Cryogens present several safety hazards, and their storage vessels are designed to reduce the associated risk.

Firstly, no dewar can provide perfect thermal insulation and the cryogenic liquid slowly boils away, which yields an enormous quantity of gas. In dewars with an open top, the gas simply escapes into the surrounding area. However, very high pressures can build up inside sealed dewars, and precautions are taken to minimise the risk of explosion. One or more pressure-relief valves allow gas to vent away from the dewar whenever the pressure becomes excessive. In an incident in 2006 at Texas A&M University, the pressure-relief devices of a tank of liquid nitrogen were sealed with brass plugs. As a result, the tank failed catastrophically and exploded.
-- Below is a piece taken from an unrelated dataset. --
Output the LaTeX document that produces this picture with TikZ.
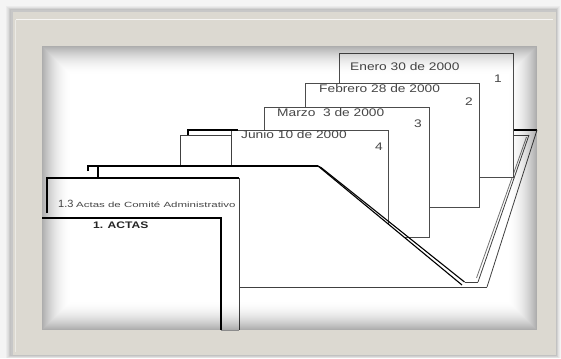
\documentclass[tikz,border=0pt]{standalone}
\usepackage{fontspec}
\setmainfont{Liberation Sans}
\usepackage{graphicx}
\definecolor{beige}{RGB}{220,217,209}
\definecolor{ink}{RGB}{70,70,70}
\newcommand{\hs}[2][1.25]{\scalebox{#1}[1]{#2}}
\begin{document}
\begin{tikzpicture}[x=1pt,y=-1pt,
  card/.style={draw=black!70, line width=0.8pt, fill=white},
  thinline/.style={draw=black!75, line width=0.8pt},
  darkline/.style={draw=black, line width=1.1pt},
  thickline/.style={draw=black, line width=1.6pt},
  lab/.style={inner sep=0pt, text=ink, font=\fontsize{11}{11}\selectfont}]
\useasboundingbox (0,0) rectangle (561,358);
% background and frame
\fill[gray!9] (0,0) rectangle (561,358);
\foreach \i in {1,...,6}{\fill[black, opacity=0.035] (11-\i*0.8,10-\i*0.6) rectangle (556+\i*0.6,355+\i*0.5);}
\fill[beige] (11,10) rectangle (556,355);
\draw[black!22, line width=2pt] (12,355) -- (12,11) -- (556,11);
\draw[white, opacity=0.75, line width=0.9pt] (16,19.5) -- (553,19.5);
\draw[white, opacity=0.45, line width=0.9pt] (15.5,20) -- (15.5,352);
\fill[white] (42,46) rectangle (537,330);
% folder side strip (behind cards)
\coordinate (s1) at (513,130);
\coordinate (s2) at (537,130);
\coordinate (s3) at (513,135);
\coordinate (s4) at (529,135);
\coordinate (b1) at (487,287);
\coordinate (a1) at (478,282);
\coordinate (a2t) at (526.5,137);
\coordinate (a2b) at (476.5,278);
\draw[thickline] (s1) -- (s2);
\draw[thinline] (s3) -- (s4);
\draw[thinline] (s2) -- (b1);
\draw[thinline] (s4) -- (a1);
\draw[thinline, draw=black!55] (a2t) -- (a2b);
% cards
\draw[card] (339,53) rectangle (513,177);
\draw[card] (305,83) rectangle (479,207);
\draw[card] (264,107) rectangle (429,237);
\draw[card] (231,130) rectangle (388,240);
\node[lab, anchor=west] (t1) at (350,67) {\hs{Enero 30 de 2000}};
\node[lab] (n1) at (498,79) {\hs{1}};
\node[lab, anchor=west] (t2) at (319,89) {\hs{Febrero 28 de 2000}};
\node[lab] (n2) at (469,102) {\hs{2}};
\node[lab, anchor=west] (t3) at (277,113) {\hs{Marzo \ 3 de 2000}};
\node[lab] (n3) at (418,124) {\hs{3}};
\node[lab, anchor=west] (t4) at (241,135) {\hs{Junio 10 de 2000}};
\node[lab] (n4) at (379,147) {\hs{4}};
% tabs of the back folder
\draw[thinline, fill=white] (180,165) -- (180,135) -- (231,135) -- (231,165);
\draw[thickline] (188,135.5) -- (188,130) -- (238,130);
% back folder panel
\coordinate (p1) at (88,166);
\coordinate (p2) at (318,166);
\coordinate (p3) at (462,285);
\coordinate (q2) at (321,166);
\coordinate (q3) at (464.5,282);
\fill[white] (88,166) -- (p2) -- (p3) -- (b1) -- (88,287) -- cycle;
\draw[darkline] (88,171) -- (88,166) -- (p2);
\draw[darkline] (p2) -- (p3);
\draw[darkline] (p2) -- (321,167.5) -- (q3);
\draw[thinline] (q3) -- (a1);
\draw[thinline] (238,287) -- (b1);
\draw[darkline] (98,166) -- (98,178);
% front folder
\fill[white] (47,178) rectangle (239,330);
\draw[darkline, line width=1.3pt] (47,213) -- (47,178) -- (239,178);
\draw[thinline] (239,178) -- (239,330);
\node[inner sep=0pt, anchor=west, text=ink, font=\fontsize{10.5}{10.5}\selectfont] (t13) at (58,204) {\hs[1.05]{1.3}};
\node[inner sep=0pt, anchor=west, text=ink, font=\fontsize{7.5}{7.5}\selectfont] (t13b) at (76,204.5) {\hs[1.53]{Actas de Comité Administrativo}};
\fill[white] (42,218) rectangle (221,330);
\draw[thickline] (42,218) -- (221,218) -- (221,330);
\draw[black!45, line width=0.8pt] (221,330) -- (239,330);
\node[inner sep=0pt, anchor=west, text=black!85, font=\fontsize{9.5}{9.5}\selectfont\bfseries] (act) at (93,225) {\hs[1.27]{1. ACTAS}};
% vignette
\foreach \i in {0,...,29}{
  \pgfmathsetmacro\op{0.32*(1-\i/30)^2}
  \draw[black, line width=1pt, draw opacity=\op] (42.5+\i,46.5+\i) rectangle (536.5-\i,329.5-\i);
}
\end{tikzpicture}
\end{document}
Secondly, if a dewar is left open to the air for extended periods, atmospheric chemicals can condense or freeze on contact with the cryogenic material. This can introduce contaminants. If these materials freeze, for example, water vapor becoming ice, they can block the openings, leading to pressure buildup and the risk of an explosion.

Thirdly, the gas escaping from a dewar can gradually displace the oxygen from the air in the surrounding area, which presents an asphyxiation hazard. Users are trained to store dewars only in a well-ventilated area, and before transporting dewars in an elevator, the excess gas pressure is vented away and the dewars are sent unaccompanied to their destination.